Amelia “Don’t Call me Mutha” Snootz

[AKA - Rock’em Sock’em Snootz, Momma Lotsalove, Smack Mammy, to name a few]
~Serving a sentence of 8 to life for the unthinking crime of procreating
~Served time in Sing-Sing for flagrant Tupperware abuses
~Has been sighted lurking at automobile showrooms with decidedly possessive intents and has been known to toss small children aside in order to get at very good chocolate

Rayna “Will Steal for Good Shoes” Crumm
[AKA – Auntie Suga Mama, Origami Diva, Duchess Bad Ass, to name a few]
~Serving a life sentence for the outrageous crime of spoiling small children
~Served time in Alcatraz for flagrant moving box abuses
~Has been seen skulking behind the Stars Wars Lego displays at strategically-located ‘Toys or Us’ stores and has been known to hide her little white doggy in her purse to justify her cinnamon Scooby snack addiction.

1600 hours, Thursday November 1, 2007 – Upon further investigation, it has been determined that the two suspects held in custody would face the stiffest penalty: a well-established reputation as supreme mischief makers and the interminable consequence of having their infamous criminal records now accessible by the public.

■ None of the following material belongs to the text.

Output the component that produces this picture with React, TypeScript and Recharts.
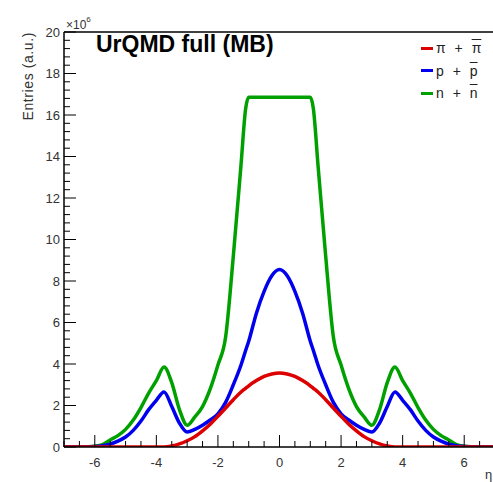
import React from "react";
import { LineChart, Line, XAxis, YAxis, ReferenceLine } from "recharts";

// eta bins
const etaValues = [
  -7, -6.75, -6.5, -6.25, -6, -5.75, -5.5, -5.25, -5, -4.75, -4.5, -4.25, -4, -3.75, -3.5, -3.25, -3,
  -2.75, -2.5, -2.25, -2, -1.75, -1.5, -1.25, -1.1, -1, -0.75, -0.5, -0.25, 0,
  0.25, 0.5, 0.75, 1, 1.1, 1.25, 1.5, 1.75, 2, 2.25, 2.5, 2.75, 3, 3.25, 3.5, 3.75, 4,
  4.25, 4.5, 4.75, 5, 5.25, 5.5, 5.75, 6, 6.25, 6.5, 6.75, 7,
];

// entries in units of 10^6
const pionValues = [
  0, 0, 0, 0, 0, 0, 0, 0, 0, 0, 0, 0, 0, 0, 0.05, 0.15, 0.3,
  0.5, 0.78, 1.1, 1.48, 1.88, 2.28, 2.65, 2.83, 2.95, 3.2, 3.4, 3.52, 3.57,
  3.52, 3.4, 3.2, 2.95, 2.83, 2.65, 2.28, 1.88, 1.48, 1.1, 0.78, 0.5, 0.3, 0.15, 0.05, 0, 0,
  0, 0, 0, 0, 0, 0, 0, 0, 0, 0, 0, 0,
];

const protonValues = [
  0, 0, 0, 0, 0.02, 0.06, 0.14, 0.28, 0.48, 0.8, 1.25, 1.8, 2.25, 2.65, 1.95, 1.15, 0.72,
  0.85, 1.05, 1.3, 1.6, 2.15, 3.0, 3.95, 4.65, 5.1, 6.45, 7.5, 8.25, 8.55,
  8.25, 7.5, 6.45, 5.1, 4.65, 3.95, 3.0, 2.15, 1.6, 1.3, 1.05, 0.85, 0.72, 1.15, 1.95, 2.65, 2.25,
  1.8, 1.25, 0.8, 0.48, 0.28, 0.14, 0.06, 0.02, 0, 0, 0, 0,
];

const neutronValues = [
  0, 0, 0, 0.01, 0.04, 0.12, 0.34, 0.55, 0.85, 1.3, 1.9, 2.6, 3.2, 3.85, 3.1, 1.8, 1.05,
  1.45, 1.95, 2.8, 3.95, 5.3, 9.2, 13.6, 16.3, 16.85, 16.85, 16.85, 16.85, 16.85,
  16.85, 16.85, 16.85, 16.85, 16.3, 13.6, 9.2, 5.3, 3.95, 2.8, 1.95, 1.45, 1.05, 1.8, 3.1, 3.85, 3.2,
  2.6, 1.9, 1.3, 0.85, 0.55, 0.34, 0.12, 0.04, 0.01, 0, 0, 0,
];

const xMajorTicks = [-6, -4, -2, 0, 2, 4, 6];
const yMajorTicks = [0, 2, 4, 6, 8, 10, 12, 14, 16, 18, 20];
const xMinorStep = 0.5;
const yMinorStep = 0.4;

const legendItems = [
  { key: "pion", color: "#dd0000", base: "π", bar: "π" },
  { key: "proton", color: "#0000ee", base: "p", bar: "p" },
  { key: "neutron", color: "#00a000", base: "n", bar: "n" },
];

const data = etaValues.map((eta, i) => ({
  eta,
  pion: pionValues[i],
  proton: protonValues[i],
  neutron: neutronValues[i],
}));

const xTicks: number[] = [];
for (let v = -7; v <= 7 + 1e-9; v += xMinorStep) xTicks.push(+v.toFixed(2));
const yTicks: number[] = [];
for (let v = 0; v <= 20 + 1e-9; v += yMinorStep) yTicks.push(+v.toFixed(2));

const isMajor = (v: number, list: number[]) => list.some((m) => Math.abs(m - v) < 1e-6);

const FONT = "'Liberation Sans', Arial, Helvetica, sans-serif";

const YTick = (props: any) => {
  const { x, y, payload } = props;
  const major = isMajor(payload.value, yMajorTicks);
  return (
    <g>
      <line x1={x} x2={x + (major ? 12 : 6)} y1={y} y2={y} stroke="#000" strokeWidth={1} />
      {major && (
        <text x={x - 4} y={y} textAnchor="end" dominantBaseline="central" fontSize={13} fill="#333" fontFamily={FONT}>
          {payload.value}
        </text>
      )}
    </g>
  );
};

const XTick = (props: any) => {
  const { x, y, payload } = props;
  const major = isMajor(payload.value, xMajorTicks);
  return (
    <g>
      <line x1={x} x2={x} y1={y} y2={y - (major ? 12 : 6)} stroke="#000" strokeWidth={1} />
      {major && (
        <text x={x} y={y + 15} textAnchor="middle" dominantBaseline="central" fontSize={13} fill="#333" fontFamily={FONT}>
          {payload.value}
        </text>
      )}
    </g>
  );
};

export default function App() {
  return (
    <div
      style={{
        position: "fixed",
        left: 0,
        top: 0,
        width: 493,
        height: 482,
        overflow: "hidden",
        background: "#fff",
      }}
    >
      <LineChart width={510} height={482} data={data} margin={{ top: 32, right: 15, bottom: 5, left: 0 }}>
        <XAxis
          dataKey="eta"
          type="number"
          domain={[-7, 7]}
          ticks={xTicks}
          interval={0}
          height={30}
          tickSize={0}
          tickMargin={0}
          tickLine={false}
          tick={<XTick />}
          axisLine={{ stroke: "#000", strokeWidth: 1.5 }}
          allowDataOverflow
        />
        <YAxis
          type="number"
          domain={[0, 20]}
          ticks={yTicks}
          interval={0}
          width={64}
          tickSize={0}
          tickMargin={0}
          tickLine={false}
          tick={<YTick />}
          axisLine={{ stroke: "#000", strokeWidth: 1.5 }}
          allowDataOverflow
        />
        <ReferenceLine y={20} stroke="#000" strokeWidth={1.5} />
        <Line type="monotone" dataKey="neutron" stroke="#00a000" strokeWidth={3.5} dot={false} isAnimationActive={false} />
        <Line type="monotone" dataKey="proton" stroke="#0000ee" strokeWidth={3.5} dot={false} isAnimationActive={false} />
        <Line type="monotone" dataKey="pion" stroke="#dd0000" strokeWidth={3.5} dot={false} isAnimationActive={false} />
      </LineChart>

      <svg
        width={493}
        height={482}
        style={{ position: "absolute", left: 0, top: 0, pointerEvents: "none" }}
      >
        <text x={96} y={52} fontSize={23} fontWeight="bold" fill="#000" fontFamily={FONT}>
          UrQMD full (MB)
        </text>
        <text x={66} y={29} fontSize={12} fill="#333" fontFamily={FONT}>
          ×10
          <tspan fontSize={8} dy={-7}>6</tspan>
        </text>
        <text
          transform="translate(33,32) rotate(-90)"
          textAnchor="end"
          fontSize={14}
          letterSpacing={0.6}
          fill="#333"
          fontFamily={FONT}
        >
          Entries (a.u.)
        </text>
        <text x={485} y={479} fontSize={13} fill="#333" fontFamily={FONT}>
          η
        </text>
      </svg>

      {legendItems.map((item, i) => (
        <div
          key={item.key}
          style={{
            position: "absolute",
            left: 421,
            top: 39 + i * 22.5,
            height: 18,
            display: "flex",
            alignItems: "center",
            fontFamily: FONT,
            fontSize: 14,
            color: "#222",
            whiteSpace: "pre",
          }}
        >
          <span style={{ display: "inline-block", width: 12, height: 3, background: item.color, marginRight: 3 }} />
          <span style={{ wordSpacing: 5 }}>
            {item.base} + <span style={{ textDecoration: "overline" }}>{item.bar}</span>
          </span>
        </div>
      ))}
    </div>
  );
}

The most unfortunate outcome is for the residents of 1234 Ivydale Ave. They are stuck with the realization that there is no way they can reconcile their genetic link to two such deviant offenders – they’ll continue to be tormented with the knowledge that genealogy is just one record that can’t be purged!

[Exhibit A]

Criminals always come back to the scene of their crime -- ALWAYS!